Scarcely less inhibiting, even to many of the conspirators themselves, was the idea of murdering the head of state. One could point, as Stauffenberg did, to the immense number of fatalities incurred every day in Hitler’s war and to his slaughter of entire populations. Psychologically, however, there is a great difference between the murder of one person and the killing of many, a difference difficult to comprehend and perhaps essentially symbolic in nature.17 Virtually none of the plotters was able to overcome these inhibitions, and in all likelihood not even Stauffenberg was prepared to dispatch Hitler “as if he were a mad dog,” as Gersdorff put it. The indecision over what to do with Hitler that marked the conspiracy of September 1938 and was even more acutely evident in November 1939 reflects the scruples the conspirators had to overcome.
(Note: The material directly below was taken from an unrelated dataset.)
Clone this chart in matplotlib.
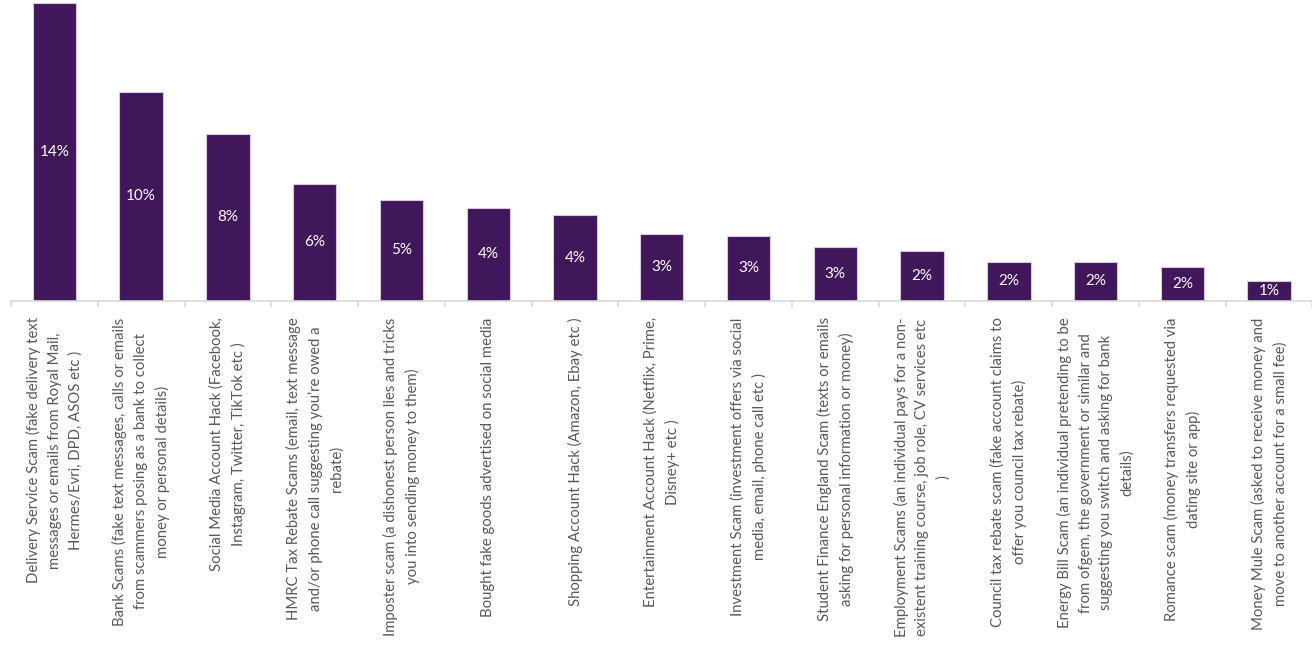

The same problem plagued the planning for July 20, influencing events in almost imperceptible ways. The conspirators’ euphemistic reference to the murder of Hitler as the “initial spark” tended to minimize the importance of the act, making it seem a mere prelude when in fact it was the key event. Perhaps that is why the conspirators devoted much less time and attention to planning the action at the Wolf’s Lair than to the deception and surprise attacks of Operation Valkyrie. Not every detail of the assassination attempt could be fore­seen, of course, but even so at noon on July 20, 1944 Stauffenberg found himself forced to make many more hasty last-minute decisions than were really necessary. The questions that continually puzzle ob­servers-Why didn’t Haeften arm the bomb? Why wasn’t Stauf­fenberg adequately informed about the reduced power the bombs would have in a wooden hut? Why was the second bomb left unused and simply thrown out of the car on the way to the airfield?-are best answered with reference to the unconscious aversion to the murder of a head of state.